The old cliché "You’re not paranoid if they really are out to get you" turns out to apply quite nicely to the world of P2P file-sharing. A trio of intrepid researchers from the University of California-Riverside decided to see just how often a P2P user might be tracked by content owners. Their startling conclusion: "naive" users will exchange data with such "fake users" 100 percent of the time.
Anirban Banerjee, Michalis Faloutsos, and Laxmi Bhuyan collected more than 100GB of TCP header information from P2P networks back in early 2006 using a specially-doctored client. The goal of the research was a simple one: to determine "how likely is it that a user will run into such a ‘fake user’ and thus run the risk of a lawsuit?" The results are outlined in a recent paper (PDF), "P2P: Is Big Brother Watching You?"
For years, P2P communities have suspected that affiliates of the RIAA, the MPAA, and others have been haunting P2P networks to look for those who might be swapping copyrighted files. It’s more than a hunch; it’s well documented that companies like SafeNet (formerly Media Sentry) engage in this sort of work, and that their testimony is routinely produced at trials. It helped to bring down Jammie Thomas, in fact.

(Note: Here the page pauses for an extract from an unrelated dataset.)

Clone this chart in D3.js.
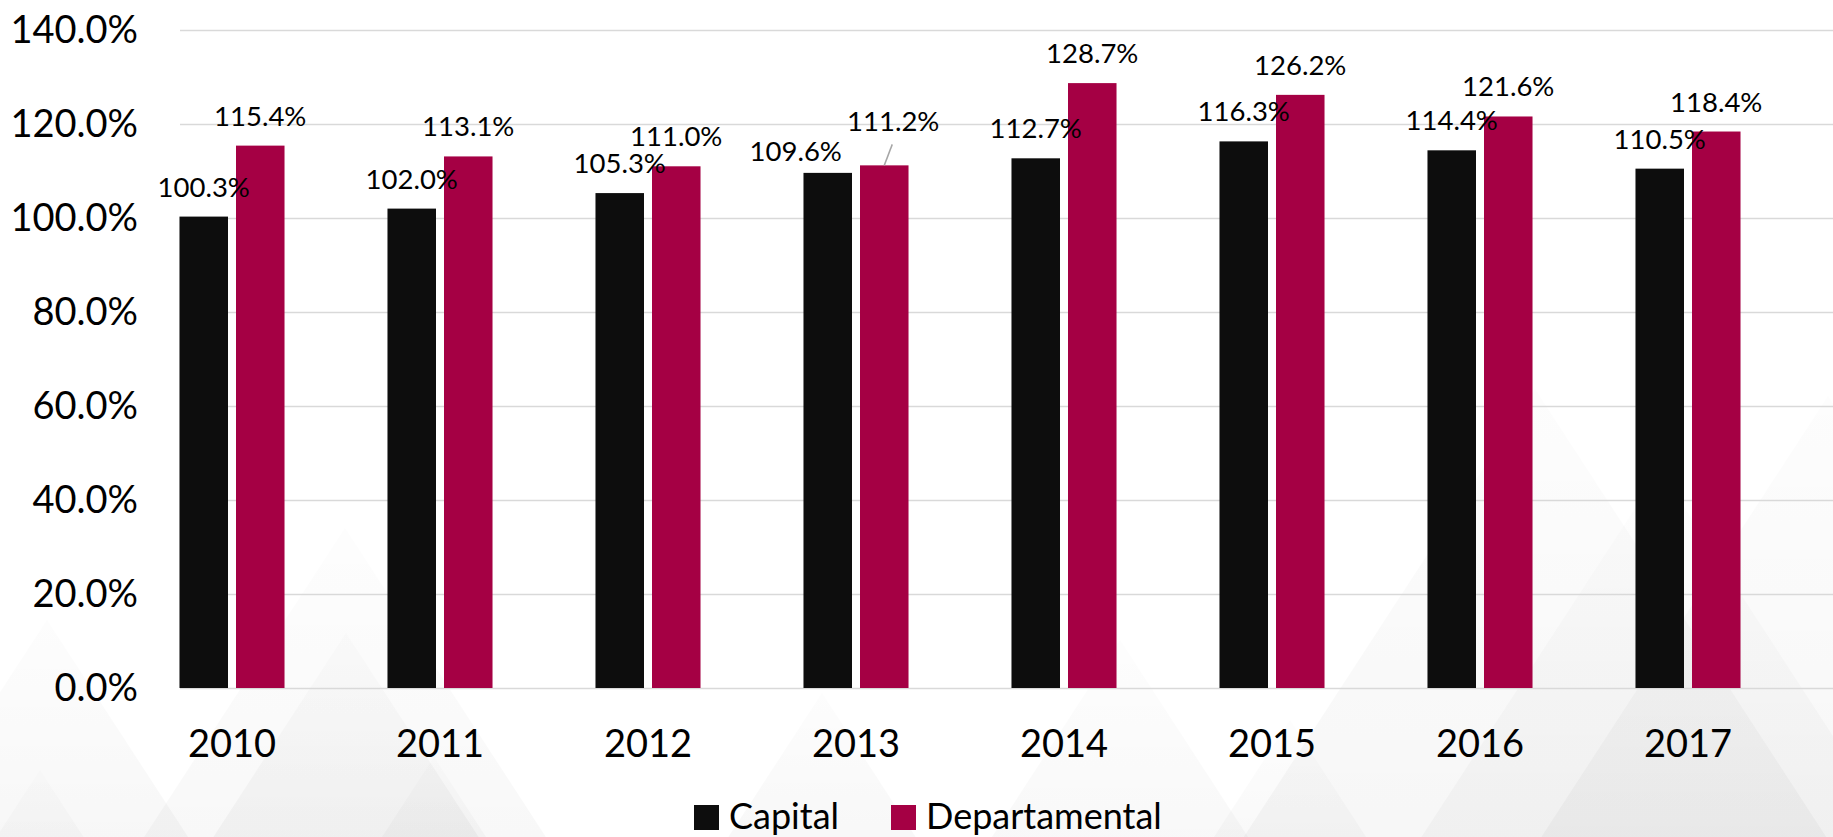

But identifying these organizations is hard. The nature of their business is to remain shadowy, but P2P advocates have spent years compiling "blocklists" of IP ranges that are suspected of belonging to such companies. Connect to a "user" who has an IP address in one of the blocklists and bam: you’ve just been tracked swapping a file.
By parsing all of the TCP headers that they collected over the course of 90 days, the UC-Riverside researchers came to several conclusions:
- If you don’t use a blocklist, you will be tracked. Every one of the researchers’ test clients that did not use a blocklist soon connected to an IP address found within those lists. It turns out that 12 to 17 percent of all IP addresses on the network belonged to these blocklisted ranges.
- Trackers aren’t that hard to avoid. While "naive" clients may all connect to blocklisted users, it wasn’t that hard to stay away from the vast majority of such "fake users." Researchers found that "avoiding just the top 5 blocklisted IPs reduces the chance of being tracked to about 1 percent."
- Content owners hide their tracks. Much of this tracking work is farmed out from content owners to companies like SafeNet and BayTSP, and these companies in turn take care to hide their tracks. When the researchers ran reverse DNS lookups on the blocklisted ranges, they found that only 0.5 percent of those addresses resolved back to media companies in an obvious way.
- Meet the BOGONS. One of the strategies for remaining anonymous is to operate from BOGON IP ranges. These ranges are unallocated blocks of addresses that should ordinarily not be used on the public Internet. Of the top fifteen blocklist entities that were discovered during testing, 12 were in BOGON ranges. The researchers note that "these sources deliberately wish to conceal their identities while serving files on P2P networks," and reverse DNS queries on these addresses produce little useful information.
The takeaway here is simple: P2P users who don’t utilize the blocklists are just about guaranteed to be tracked by "fake users" operating out of those ranges, and thus seem to open the door to possible litigation should the dice be rolled against them.
The study does have one major caveat, however; it does not attempt to determine if the blocklists actually correspond to tracking organizations like SafeNet. The researchers note that "this would be interesting and challenging future work." While using a blocklist makes it easy to avoid connecting to IP addresses found on that list, it’s not clear that every range on the lists is really a tracker. Conversely, there’s no way to know if addresses not on the list might in fact be tracking users.